Cherner and Brenner glanced at each other. Cherner nodded grimly.

“A concentration camp called Sachsenhausen is not far from here—about 22 miles north,” Johannsen said. “Back in April, it was directly in the path of a fast-moving Russian armored column. The Nazi commandant, an SS Colonel, had standing orders from Himmler to ‘evacuate’ the camp before the Russians got there. I tried to persuade him to release the survivors—especially the children. He just smiled and began moving everyone out in two seemingly endless columns. Sick, starving, half-dead creatures. They were prodded along by bayonets. Those who couldn’t keep up were shot and left where they fell…”

Johannsen shuddered at the memory.

The older girl, still holding the three-year-old, sidled over to Cherner.

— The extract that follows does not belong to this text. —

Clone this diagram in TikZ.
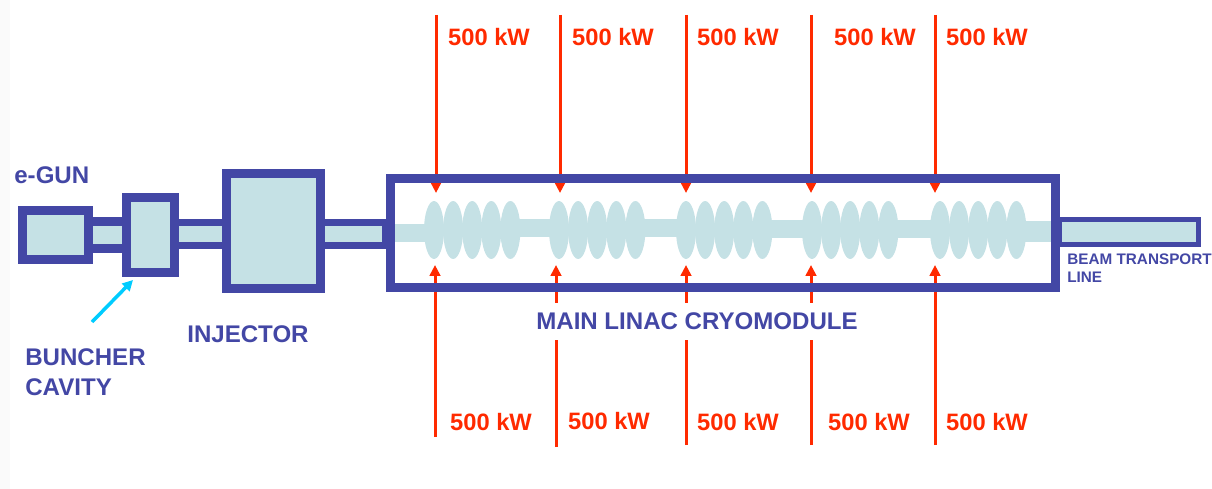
\documentclass[tikz,border=0pt]{standalone}
\usepackage{fontspec}
\setmainfont{Liberation Sans}
\usetikzlibrary{arrows.meta,shapes.geometric}
\definecolor{linacblue}{HTML}{4347A5}
\definecolor{linacfill}{HTML}{C5E1E5}
\definecolor{rfred}{HTML}{FF2A00}
\definecolor{pointcyan}{HTML}{00CCFF}
\begin{document}
\begin{tikzpicture}
		[   x=0.02cm,y=-0.02cm,
			box/.style={draw=linacblue,fill=#1,line width=5.1pt,inner sep=0pt,outer sep=0pt},
			pipe/.style={draw=linacblue,fill=linacfill,line width=4pt,inner sep=0pt,outer sep=0pt},
			beam/.style={fill=linacfill,inner sep=0pt,outer sep=0pt},
			cavity/.style={ellipse,fill=linacfill,inner sep=0pt,minimum width=0.40cm,minimum height=1.16cm},
			tag/.style={text=linacblue,font=\fontsize{13.7}{17}\selectfont\bfseries,align=left,inner sep=0pt},
			power/.style={text=rfred,font=\fontsize{13.5}{16}\selectfont\bfseries,inner sep=0pt},
		]
		\tikzset{rf arrow/.style={draw=rfred,line width=1.7pt,-{Triangle[width=6pt,length=6.2pt]}}}
		\useasboundingbox (0,0) rectangle (1212,489);
		\fill[black!2] (0,0) rectangle (10,489);
		
		\foreach \i/\x/\y in {1/436/15,2/560/15,3/686/15,4/811/15,5/935/15}
			{
				\coordinate (top-\i) at (\x,\y);
				\coordinate (feed-\i) at (\x,193);
				\path[rf arrow] (top-\i) -- (feed-\i);
			}
		\foreach \i/\x/\y in {1/435/437,2/556/447,3/686/445,4/811/445,5/935/445}
			{
				\coordinate (bot-\i) at (\x,\y);
				\coordinate (return-\i) at (\x,265);
				\path[rf arrow] (bot-\i) -- (return-\i);
			}
		
		% beam pipe inside the cryomodule
		\node[beam,minimum width=0.80cm,minimum height=0.36cm] (b-1) at (412,233) {};
		\node[beam,minimum width=0.80cm,minimum height=0.36cm] (b-2) at (535,228) {};
		\node[beam,minimum width=0.84cm,minimum height=0.36cm] (b-3) at (661,228) {};
		\node[beam,minimum width=0.86cm,minimum height=0.36cm] (b-4) at (786,229) {};
		\node[beam,minimum width=0.84cm,minimum height=0.36cm] (b-5) at (914,229) {};
		\node[beam,minimum width=0.70cm,minimum height=0.42cm] (b-6) at (1036,231.5) {};
		
		\foreach \g/\x in {1/434,2/559,3/686,4/812,5/940}
			{
				\foreach \c in {0,...,4}
				{
					\node[cavity] (cav-\g-\c) at ({\x+19.1*\c},230) {};
				}
			}
		
		\node[pipe,line width=5.1pt,minimum width=0.78cm,minimum height=0.54cm] (p-1) at (107.5,235) {};
		\node[pipe,minimum width=1.14cm,minimum height=0.46cm] (p-2) at (200,234) {};
		\node[pipe,minimum width=1.32cm,minimum height=0.46cm] (p-3) at (353,234) {};
		
		\node[box=linacfill,minimum width=1.32cm,minimum height=0.98cm] (gun) at (55.5,235) {};
		\node[box=linacfill,minimum width=0.96cm,minimum height=1.50cm] (buncher) at (150.5,235) {};
		\node[box=linacfill,minimum width=1.88cm,minimum height=2.30cm] (injector) at (273.5,231) {};
		\node[box=none,minimum width=13.30cm,minimum height=2.18cm] (cryo) at (723,233) {};
		\node[pipe,line width=3.1pt,fill=linacfill,minimum width=2.79cm,minimum height=0.50cm] (line) at (1129,232) {};
		
		\node[tag,anchor=west] (l-gun) at (14,175) {e-GUN};
		\node[tag,anchor=west] (l-buncher) at (25,372) {BUNCHER\\CAVITY};
		\node[tag,anchor=west] (l-inj) at (187,334) {INJECTOR};
		\node[tag,fill=white,inner xsep=1pt,minimum height=0.74cm] (l-cryo) at (697,321.5) {MAIN LINAC CRYOMODULE};
		\node[tag,anchor=west,font=\fontsize{8.7}{10.4}\selectfont\bfseries] (l-line) at (1067,268) {BEAM TRANSPORT\\LINE};
		
		\coordinate (c-from) at (92,322);
		\coordinate (c-to) at (133,280);
		\draw[pointcyan,line width=2pt,-{Triangle[width=6pt,length=6pt]}] (c-from) -- (c-to);
		
		\foreach \x/\y in {489/37,613/37,738/37,875/37,987/37,491/422,609/421,738/422,869/422,987/422}
			{
				\node[power] at (\x,\y) {500 kW};
			}
\end{tikzpicture}
\end{document}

“I ran my truck beside the line of march next to the commandant who was in the lead,” Johannsen continued. “I implored him to free at least some of the children. That perhaps he had children of his own. When he smiled too, I figured he was about to move on without answering. Damned if he didn’t look down from his horse and say, ‘Mr. Johannsen of the International Red Cross, I can see that these ten children are together. Consider them a parting gift to your fine organization as a token of my good will.’ The older girl, here, took me for an American,” he continued. “I don’t speak her language, but it was obvious from the start what she and the older kids were terrified of. ‘Nyet Russkies. Nyet Russkies,’ they repeated over and over.”

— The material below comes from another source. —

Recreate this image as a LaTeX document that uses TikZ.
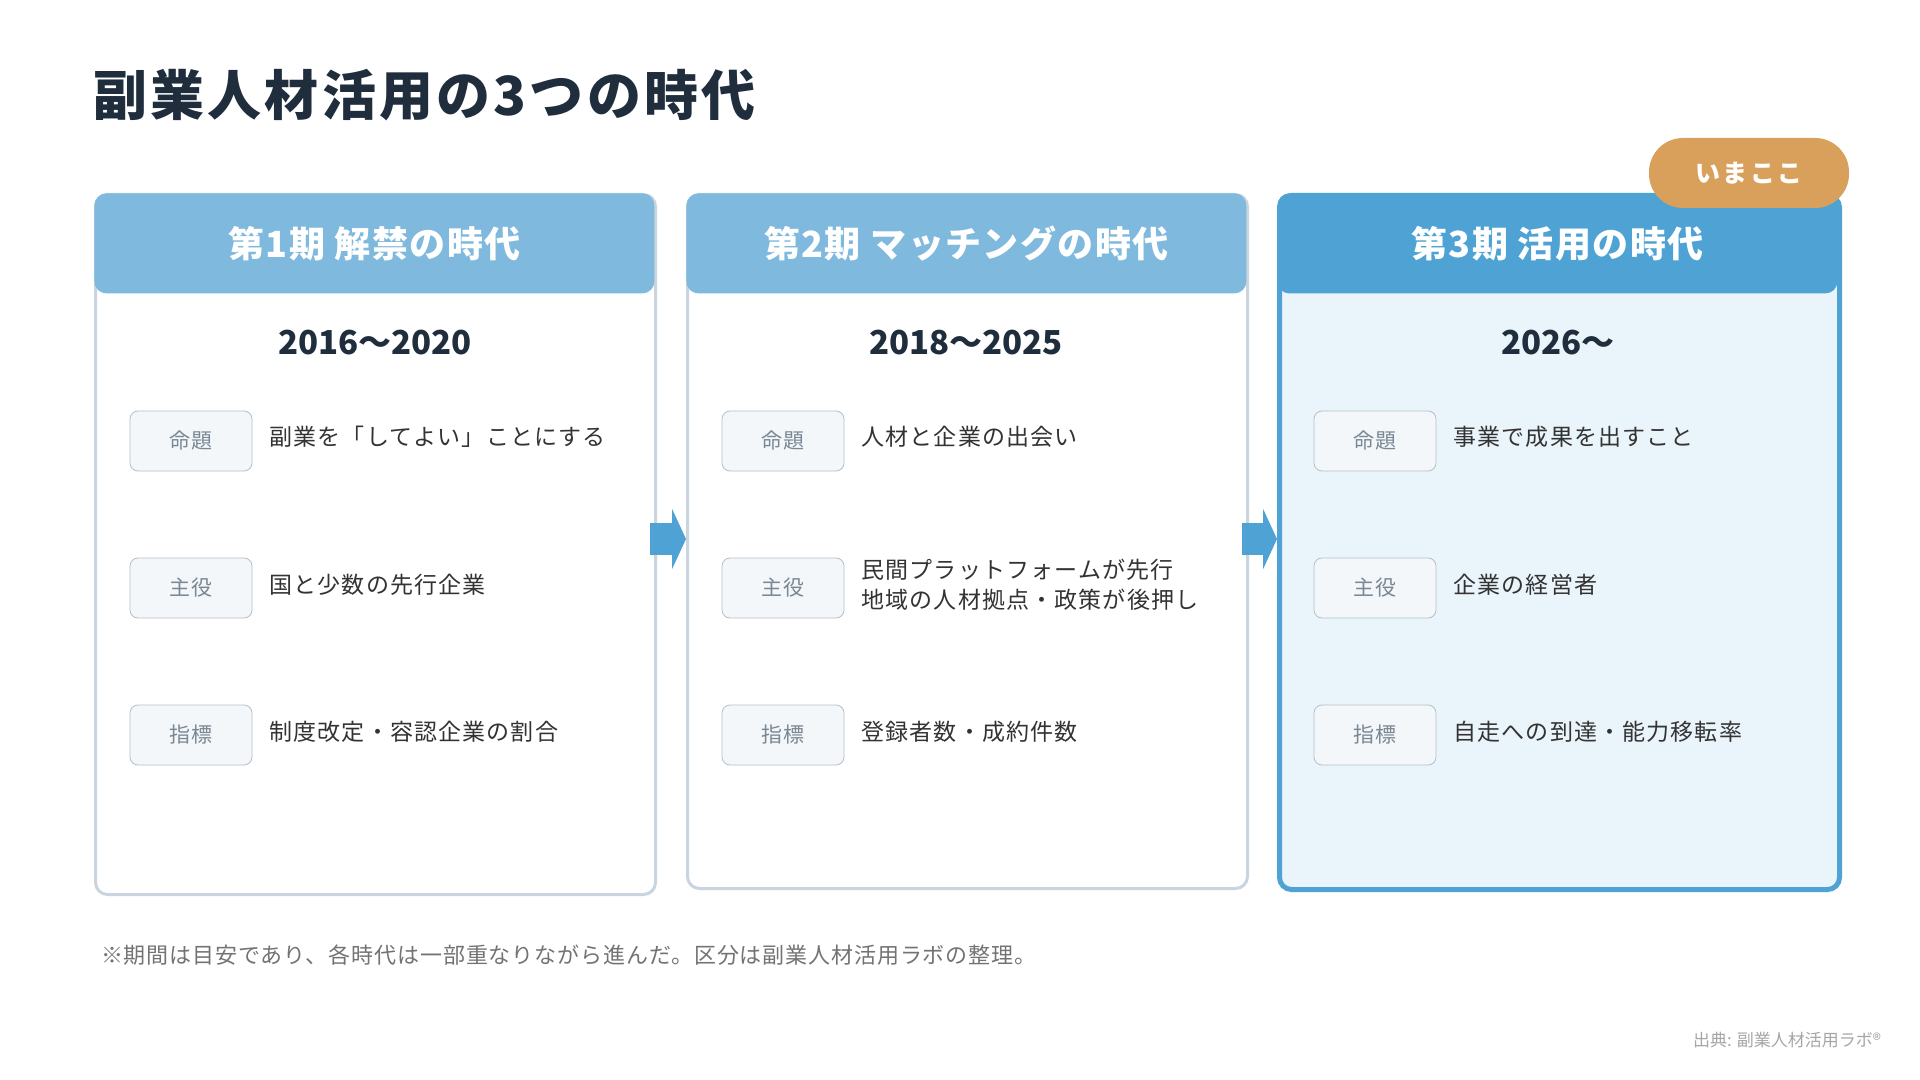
\documentclass[tikz,border=0pt]{standalone}
\usepackage{fontspec}
\setmainfont{Noto Sans CJK JP}
\usetikzlibrary{positioning,arrows.meta}
\definecolor{myink}{HTML}{1F2D3D}
\definecolor{myhead}{HTML}{7FB9DD}
\definecolor{mynow}{HTML}{4FA3D4}
\definecolor{mypale}{HTML}{EAF4FB}
\definecolor{myedge}{HTML}{C9D4DE}
\definecolor{mytagbg}{HTML}{F3F7FA}
\definecolor{mytagtx}{HTML}{7A8794}
\definecolor{mygold}{HTML}{D9A05B}
\newcommand{\spaced}[1]{\addfontfeatures{LetterSpace=#1}}
\tikzset{
  card/.style={draw=myedge,line width=1.5pt,fill=white,rounded corners=6pt,anchor=north west,minimum width=280pt,minimum height=#1,inner sep=0pt},
  head/.style={fill=#1,rounded corners=6pt,anchor=north west,minimum width=280pt,minimum height=50pt,inner sep=0pt,text=white,font=\fontsize{18}{20}\selectfont\bfseries\spaced{4}},
  year/.style={font=\fontsize{16.5}{18}\selectfont\bfseries,text=myink},
  tag/.style={draw=myedge!90!black,fill=mytagbg,rounded corners=4pt,minimum width=61pt,minimum height=30pt,inner sep=0pt,text=mytagtx,font=\fontsize{10.5}{12}\selectfont\spaced{5}},
  item/.style={anchor=west,text=black!80,font=\fontsize{11.5}{15}\selectfont\spaced{5},align=left,inner sep=0pt},
  nextera/.style={draw=mynow,line width=16pt,-{Triangle[width=30pt,length=7pt]}}
}
\begin{document}
\begin{tikzpicture}[x=0.5pt,y=-0.5pt]
\useasboundingbox[fill=white] (0,0) rectangle (1920,1080);
\node[anchor=west,text=myink,font=\fontsize{27}{30}\selectfont\bfseries\spaced{6}] (title) at (86,95) {副業人材活用の3つの時代};
% cards
\node[card=350pt] (c1) at (94,193) {};
\node[card=347pt] (c2) at (686,193) {};
\node[card=347pt,draw=mynow,fill=mypale,line width=2.5pt] (c3) at (1277,193) {};
\node[head=myhead] (h1) at (94,193) {第1期 解禁の時代};
\node[head=myhead] (h2) at (686,193) {第2期 マッチングの時代};
\node[head=mynow] (h3) at (1277,193) {第3期 活用の時代};
\node[fill=mygold,rounded corners=17pt,minimum width=100pt,minimum height=35pt,text=white,font=\fontsize{12.5}{14}\selectfont\bfseries\spaced{10}] (now) at (1749,173) {いまここ};
% years
\node[year] (y1) at (375,343) {2016〜2020};
\node[year] (y2) at (966,343) {2018〜2025};
\node[year] (y3) at (1558,343) {2026〜};
% rows
\node[tag] (t11) at (191,441) {命題};
\node[tag] (t12) at (191,588) {主役};
\node[tag] (t13) at (191,735) {指標};
\node[tag] (t21) at (783,441) {命題};
\node[tag] (t22) at (783,588) {主役};
\node[tag] (t23) at (783,735) {指標};
\node[tag] (t31) at (1375,441) {命題};
\node[tag] (t32) at (1375,588) {主役};
\node[tag] (t33) at (1375,735) {指標};
\node[item] at (269,437) {副業を「してよい」ことにする};
\node[item] at (269,585) {国と少数の先行企業};
\node[item] at (269,732) {制度改定・容認企業の割合};
\node[item] at (861,437) {人材と企業の出会い};
\node[item] at (861,585) {民間プラットフォームが先行\\地域の人材拠点・政策が後押し};
\node[item] at (861,732) {登録者数・成約件数};
\node[item] at (1453,437) {事業で成果を出すこと};
\node[item] at (1453,585) {企業の経営者};
\node[item] at (1453,732) {自走への到達・能力移転率};
% arrows
\coordinate (a1) at (650,539);
\coordinate (b1) at (686,539);
\coordinate (a2) at (1242,539);
\coordinate (b2) at (1277,539);
\draw[nextera] (a1) -- (b1);
\draw[nextera] (a2) -- (b2);
\node[anchor=west,text=black!55,font=\fontsize{11}{12}\selectfont\spaced{4}] (note) at (94,955) {※期間は目安であり、各時代は一部重なりながら進んだ。区分は副業人材活用ラボの整理。};
\node[anchor=east,text=black!35,font=\fontsize{8.5}{10}\selectfont] (src) at (1888,1040) {出典: 副業人材活用ラボ®};
\end{tikzpicture}
\end{document}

Cherner turned to his CO. “They have good reason to be terrified, sir,” he said in a voice choked with emotion. “The Russians consider it a sport to kill Ukrainians—at least the ones they don’t use as laborers or cannon fodder.”

“What did you find out from the girl?” the CO asked.

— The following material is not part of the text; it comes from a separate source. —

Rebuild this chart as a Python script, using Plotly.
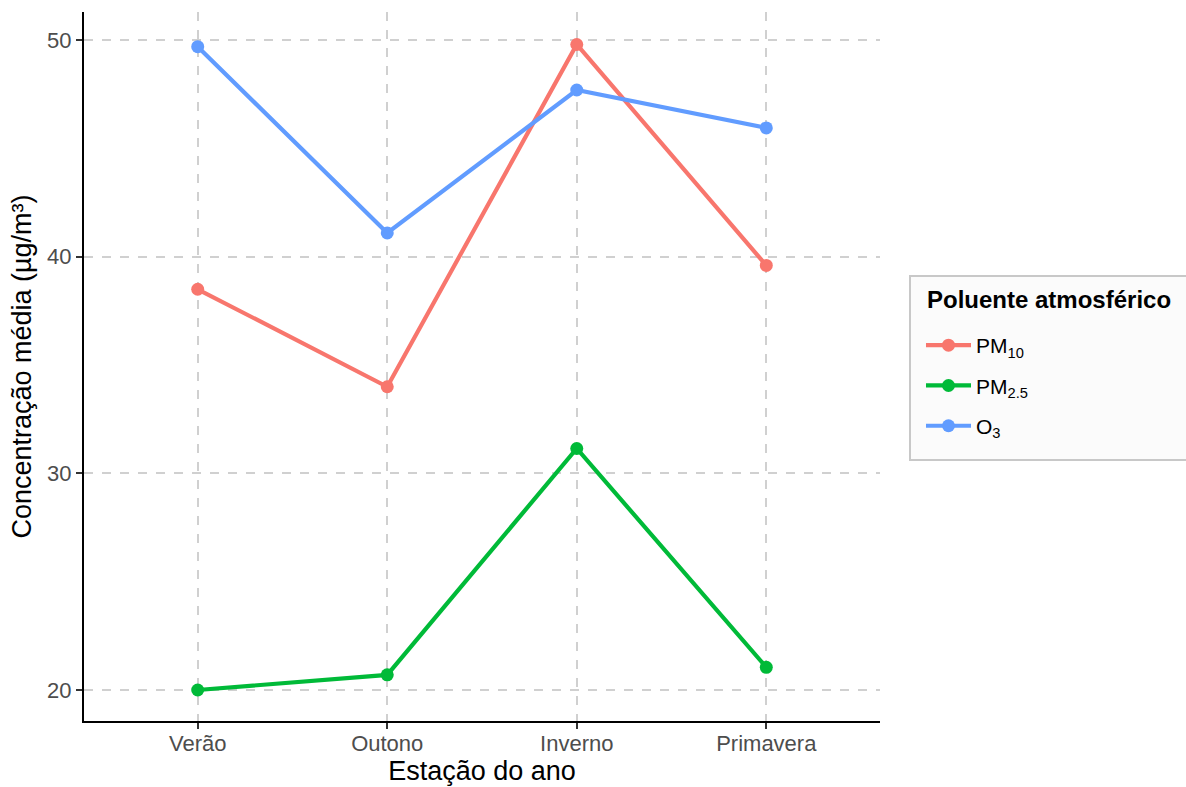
import plotly.graph_objects as go

seasons = ["Verão", "Outono", "Inverno", "Primavera"]
pm10 = [38.5, 34.0, 49.8, 39.6]
pm25 = [20.0, 20.7, 31.15, 21.05]
o3 = [49.7, 41.1, 47.7, 45.95]
series_names = ["PM<sub>10</sub>", "PM<sub>2.5</sub>", "O<sub>3</sub>"]
colors = ["#F8766D", "#00BA38", "#619CFF"]
y_ticks = [20, 30, 40, 50]
legend_title = "<b>Poluente atmosférico</b>"

fig = go.Figure()
for i, (name, vals, col) in enumerate(zip(series_names, [pm10, pm25, o3], colors)):
    fig.add_trace(go.Scatter(
        x=seasons, y=vals, name=name, mode="lines+markers",
        legendgroup=f"g{i}",
        line=dict(color=col, width=4.2),
        marker=dict(color=col, size=13),
    ))

# legend box and title (drawn separately to match spacing)
fig.add_shape(type="rect", xref="paper", yref="paper",
              x0=1.0377, x1=1.45, y0=0.368, y1=0.6277,
              fillcolor="#fbfbfb", line=dict(color="#c8c8c8", width=2), layer="below")
fig.add_annotation(text=legend_title, xref="paper", yref="paper",
                   x=1.0565, y=0.5938, xanchor="left", yanchor="middle",
                   showarrow=False, font=dict(size=24, color="black"))

fig.update_layout(
    width=1186, height=787,
    margin=dict(l=84, r=306, t=12, b=66),
    plot_bgcolor="white", paper_bgcolor="white",
    font=dict(family="Liberation Sans, Arial, sans-serif", color="black"),
    legend=dict(
        font=dict(size=21, color="black"),
        x=1.0515, xanchor="left", y=0.5585, yanchor="top",
        bgcolor="rgba(0,0,0,0)", borderwidth=0,
        tracegroupgap=10, itemwidth=45,
    ),
    xaxis=dict(
        title=dict(text="Estação do ano", font=dict(size=27), standoff=4),
        tickfont=dict(size=22, color="#4d4d4d"),
        showline=True, linecolor="black", linewidth=2,
        ticks="outside", ticklen=6, tickcolor="#333333", tickwidth=2,
        ticklabelstandoff=-4,
        showgrid=True, gridcolor="#d0d0d0", griddash="dash", gridwidth=1.5,
        range=[-0.6, 3.6], zeroline=False, automargin=False,
    ),
    yaxis=dict(
        title=dict(text="Concentração média (µg/m³)", font=dict(size=27), standoff=8),
        tickfont=dict(size=22, color="#4d4d4d"),
        tickvals=y_ticks,
        showline=True, linecolor="black", linewidth=2,
        ticks="outside", ticklen=6, tickcolor="#333333", tickwidth=2,
        showgrid=True, gridcolor="#d0d0d0", griddash="dash", gridwidth=1.5,
        range=[18.57, 51.3], zeroline=False,
    ),
)

fig.write_html("out.html", config={"displayModeBar": False},
               post_script="document.body.style.margin='0';")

“Her name’s Irina. Their parents are dead. She as much as said it’s up to her, now, to protect the others. Little Mother,” he said softly as the girl, eyes partly hidden by her matted hair, hugged the three-year-old to her chest. “What shall I tell her?”

“That we’re Americans,” the CO said tightly. “That we’ll find a place to hide them where they’ll be safe from the Nazis and the Russians.”

“I have to go back,” Johannsen told the CO. “There may be wounded survivors in those ditches,” he said bleakly. Johannsen shook the CO’s hand, nodded his thanks at the GIs, got into his small truck, and drove off.

“Go get the deuce-and-a half, Cherner,” the CO ordered. “You and Brenner take the kids. The rest of us will walk. There’s a deserted farmhouse a few miles back, not far from the river. Wait for me there. And Cherner?”

“Sir?”

“Keep your lip buttoned. You, too, Brenner. The fewer people who know about this the better. It never happened.”

* * *

Under the protection of the CO, and with the connivance of other troops during the few weeks after the Americans moved into their occupation zone, the Ukrainian children were also moved several times. They were being cared for by one of the few remaining orders of Catholic nuns Hitler hadn’t decimated. Most of the GIs who’d been helping the children initially had moved on, losing track of them.

Kurt Brenner hadn’t thought of them at all, too preoccupied with how to speed up his pending discharge. He’d already been admitted to Harvard Medical School, but there was a problem. He wasn’t due to be discharged for three more months—October 1945—and classes began in late August. Harvard had made it clear that if Brenner couldn’t start with his class, he’d have to wait until the following academic year.

Like hell I will.

“Medic!” a voice shouted.

Brenner finished his sandwich, tossed a half-full can of beer into the muddy river, and watched as the swift current sent it spinning downstream. He hurried up the steep incline of the riverbank to Glienicker Bridge, where the American Corps of Engineers, aided by liberated Ukrainian workers, had floated an unstable pontoon bridge across the Havel River.

Permanent repair work was progressing well. At nearby Ceceilienhof Palace in Potsdam, GIs were replanting hedges. A line of slow-moving 21/2-ton Army trucks, loaded with building materials, headed for the Palace to repair walls, ceilings, and moldings. Brenner had been detailed to the general area as a medical corpsman—by then, mostly treating GIs with construction injuries.